I'm getting a warning when using a text color alongside a group-hover text color, is this expected?
image

1 reply
@bradlc

bradlc Jun 23, 2020
Maintainer Author

Definitely a bug! 🐛 Thanks, I have create an issue

The class conflicts are a great idea! Is there any plan to integrate with some kind of CLI linter (I'm thinking about stylelint for CSS, no idea what exists for HTML-ish files)? That would be super nice to keep a project clean, regardless of developers' editor of choice.

0 replies

Are there any plans to port this extension to a JetBrains IDE plugin?

1 reply
@adampatterson

I was thinking the same thing :)

I really like the way this is going and I have to say you have done a great job! But I have my thoughts on the implementation.

Usually, I don't use intellisense extensions that are not in ESLint (or project configuration) because when I work on someone's code who doesn't use those extensions, I create a lot of changes unrelated to my feature.

Another thing is, that if this was an ESLint plugin, it wouldn't be editor-specific — giving support to everyone working on the project (be it a Vim or Sublime Text users).

I think having an extension that gives you a popup with suggestions (typeahead) makes a lot of sense to be editor-specific. But an extension that provides additional linting should be exported into an external tool — be it Tailwind CLI or ESLint plugin (as long as it can be enforced in CI) and configured in project's git-commitable files.

Editor plugin pros

  • strict integration with VSCode
  • easy to setup

Tailwind CLI or ESLint plugin's pros

  • editor agnostic (automatic editor integration via already-existing ESLint plugins)
  • easier to maintain (project is a common ESLint plugin, no proprietary solutions)
  • can be enforced in CI
  • its configuration is commited in the project — better shareability

Please let me know what you think :)

EDIT: I have learned integrating this into ESLint could be impossible due to no HTML parsing capabilities. I guess Tailwind CLI would be a great place to have this. I guess the extension would simply call the CLI not to duplicate code.

3 replies
@skoshy

Agreed, I personally use VS Code, but I'd love it if these rules were implemented in ESLint so other team members can use it.

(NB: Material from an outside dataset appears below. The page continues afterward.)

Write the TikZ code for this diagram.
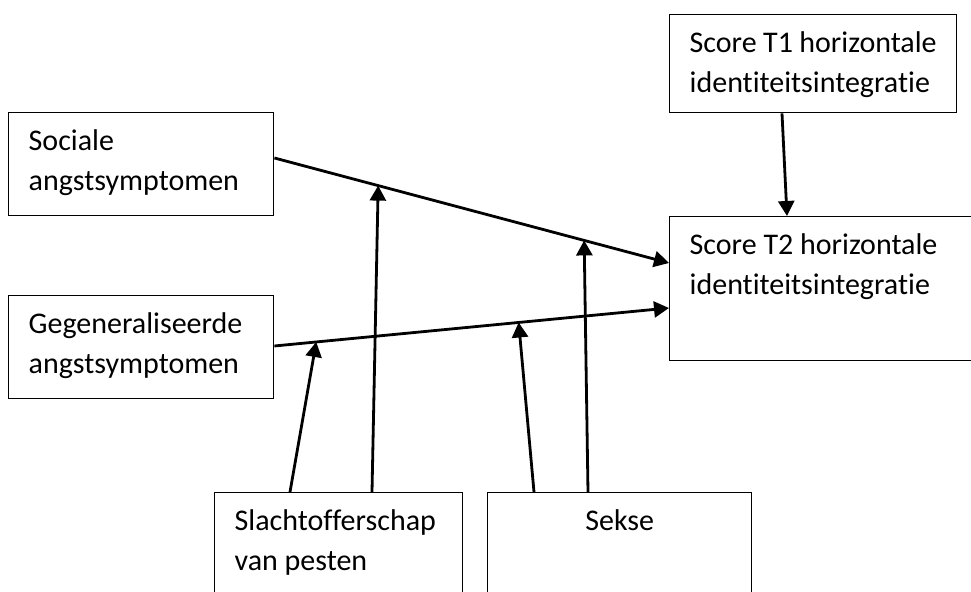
\documentclass[tikz,border=0pt]{standalone}
\usepackage{fontspec}
\setmainfont{Carlito}[Ligatures=NoCommon]
\usepackage{tikz}
\usetikzlibrary{arrows.meta,calc}

\tikzset{
  vak/.style={draw, line width=0.7pt, anchor=north west, align=flush left,
    inner xsep=10pt, inner ysep=9.5pt, text height=9.5pt,
    font=\fontsize{15}{20}\selectfont},
  pijl/.style={line width=1.4pt, -{Triangle[length=7.5pt,width=8pt]}}
}

\begin{document}
\begin{tikzpicture}[x=0.5pt,y=-0.5pt]
        \useasboundingbox (0,0) rectangle (971,592);
        \clip (0,0) rectangle (971,592);
        % boxes
        \node[vak, text width=112.5pt, text depth=23pt] (soc) at (8,112) {Sociale\\angstsymptomen};
        \node[vak, text width=112.5pt, text depth=23pt] (gen) at (8,295) {Gegeneraliseerde\\angstsymptomen};
        \node[vak, text width=123.5pt, text depth=20.5pt] (t1) at (669,14) {Score T1 horizontale\\identiteitsintegratie};
        \node[vak, text width=150pt, text depth=43.5pt] (t2) at (669,216) {Score T2 horizontale\\identiteitsintegratie};
        \node[vak, text width=104pt, text depth=60pt] (sla) at (214,492) {Slachtofferschap\\van pesten};
        \node[vak, align=flush center, text width=112pt, text depth=60pt] (sek) at (487,492) {Sekse};
        % main paths
        \draw[pijl] ($(soc.north east)+(0,46)$) -- ($(t2.north west)+(0,47)$)
            coordinate[pos=0.263] (ms1) coordinate[pos=0.785] (ms2);
        \draw[pijl] ($(gen.north east)+(0,51)$) -- ($(t2.north west)+(0,92)$)
            coordinate[pos=0.106] (mg1) coordinate[pos=0.619] (mg2);
        \draw[pijl] ($(t1.south west)+(113,0)$) -- ($(t2.north west)+(118,0)$);
        % moderators
        \draw[pijl] ($(sla.north west)+(76,0)$) -- (mg1);
        \draw[pijl] ($(sla.north west)+(158,0)$) -- (ms1);
        \draw[pijl] ($(sek.north west)+(47,0)$) -- (mg2);
        \draw[pijl] ($(sek.north west)+(101,0)$) -- (ms2);
    \end{tikzpicture}
\end{document}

Having the rules being able to be forced in CI as well is a great bonus.

@skeeith

Was here looking for Sublime Text linting support

@joeynimu

I totally agree with @DCzajkowski here. The editor plugin is good as it is, but it'd be nice to have the tool extracted away from an editor plugin when working with a team. The plugin is still helpful, but we can also enforce this at the CI level. Are there any plans for this?

The linting works on .html files, but not .php files. How to fix that?

Also, any thoughts of making an extension for Panic's new Nova app ( Coda successor ) ?

TIA

0 replies

Hey, is there any way to run the linter by itself? It would be nice to be able to run it in our pipeline.